Bottom line ISC2 should probably get more data and report back as to whether the rates different, I trust these guys because I voted for them and if you can mark what's interesting on your next sitting ask them directly for comment, they've always taken feedback on.
Regarding any issues with the exam, please reach out to Member Services using the Contact Us form on our site. Public discussions of specific exam content is not allowed, due to the NDA & (ISC)² Code of Ethics. But, we certainly want to review any issues you may have experienced, so please share them using that form so that we can properly document and handle. Thank you!
The punctuation was terrible on some of these questions (are these not screened and reviewed?)
The questions answers should not be a "KEY WORD" test but more of what is your knowledge test and not make a person have to reread a question to lock into a particular word sandwiched between non important phrasing.
First consider that some of the questions on the CAT (as well as the traditional test) may in fact be "test" questions. They may not be part of what you or anyone else was scored on. They are simply there to gauge appropriateness/difficulty as an exam question.
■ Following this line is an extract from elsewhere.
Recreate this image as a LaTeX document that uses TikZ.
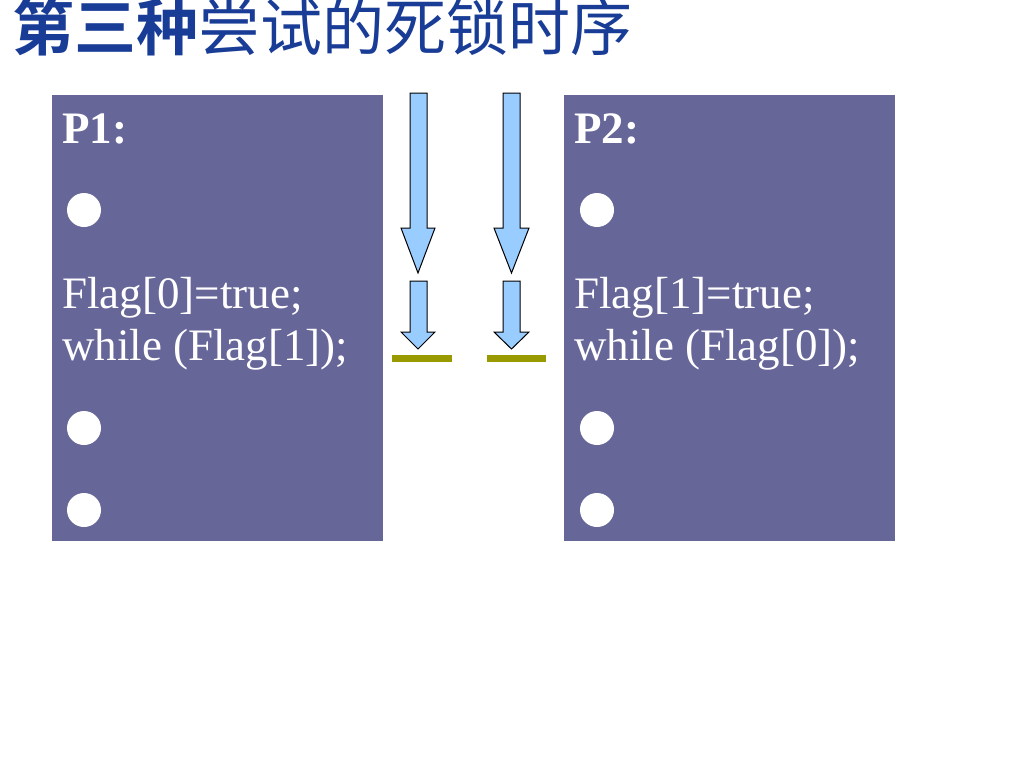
\documentclass[tikz,border=0pt]{standalone}
\usepackage{fontspec}
\setmainfont{Liberation Serif}
\newfontfamily\cjk{Noto Sans CJK SC}
\newfontfamily\cjkb{Noto Sans CJK SC Bold}
\definecolor{titleblue}{RGB}{25,60,150}
\definecolor{boxpurple}{RGB}{102,102,153}
\definecolor{arrowblue}{RGB}{153,204,255}
\definecolor{barolive}{RGB}{153,153,0}
\tikzset{
  procbox/.style={fill=boxpurple, draw=none},
  codetext/.style={text=white, font=\fontsize{45}{51}\selectfont, anchor=base west, inner sep=0pt, align=left},
  bul/.style={fill=white, draw=none},
  blockarrow/.style={fill=arrowblue, draw=black, line width=1pt, line join=miter},
  barline/.style={fill=barolive, draw=none}
}
\begin{document}
\begin{tikzpicture}[x=1pt,y=-1pt]
\useasboundingbox (0,0) rectangle (1024,768);
\fill[white] (0,0) rectangle (1024,768);
% title
\node[anchor=base west, inner sep=0pt, text=titleblue, font=\fontsize{62}{62}\selectfont] (title) at (12,50) {{\cjkb 第三种}{\cjk 尝试的死锁时序}};
% boxes
\fill[procbox] (52,95) rectangle (383,541);
\fill[procbox] (564,95) rectangle (895,541);
% left text
\node[codetext, font=\bfseries\fontsize{45}{51}\selectfont] (p1) at (62,143) {P1:};
\node[codetext] (f0) at (62,308) {Flag[0]=true;};
\node[codetext] (w1) at (62,360) {while (Flag[1]);};
\fill[bul] (84,210) circle (17);
\fill[bul] (84,428) circle (17);
\fill[bul] (84,510) circle (17);
% right text
\node[codetext, font=\bfseries\fontsize{45}{51}\selectfont] (p2) at (574,143) {P2:};
\node[codetext] (f1) at (574,308) {Flag[1]=true;};
\node[codetext] (w0) at (574,360) {while (Flag[0]);};
\fill[bul] (597,210) circle (17);
\fill[bul] (597,428) circle (17);
\fill[bul] (597,510) circle (17);
% arrows left
\draw[blockarrow] (410,93) -- (427,93) -- (427,228) -- (435,228) -- (418,273) -- (401,228) -- (410,228) -- cycle;
\draw[blockarrow] (410,281) -- (427,281) -- (427,332) -- (435,332) -- (418,349) -- (401,332) -- (410,332) -- cycle;
% arrows right
\draw[blockarrow] (503,93) -- (520,93) -- (520,228) -- (529,228) -- (511.5,273) -- (494,228) -- (503,228) -- cycle;
\draw[blockarrow] (503,281) -- (520,281) -- (520,332) -- (529,332) -- (511.5,349) -- (494,332) -- (503,332) -- cycle;
% bars
\fill[barline] (392,355) rectangle (452,362);
\fill[barline] (487,355) rectangle (546,362);
\end{tikzpicture}
\end{document}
Second, part of this may be a sign of the times. I grew up in an era where standardized tests were few and far between. Today everything is a multiple choice test. Testing alone is huge business, but as this very thread postulates, with expansion comes dilution. Here in the U.S. at least, we have shifted to being a multiple choice society (that is in all regards except for politics where 95 percent of us insist on a binary approach, but I digress 😉 ). I think another issue that to write good information security questions takes both an understanding of the subject matter and communications skills. Let's face it, there's not a lot overlap of those skill sets in our industry. How many times have you seen a meeting wasted because Fred and Wilma start correcting each other over whether the term is X or Y? We not only tend to miss the forest for the trees, we miss the trees over debating whether the bug on the bark is an "information security beetle" or a "cybersecurity beetle."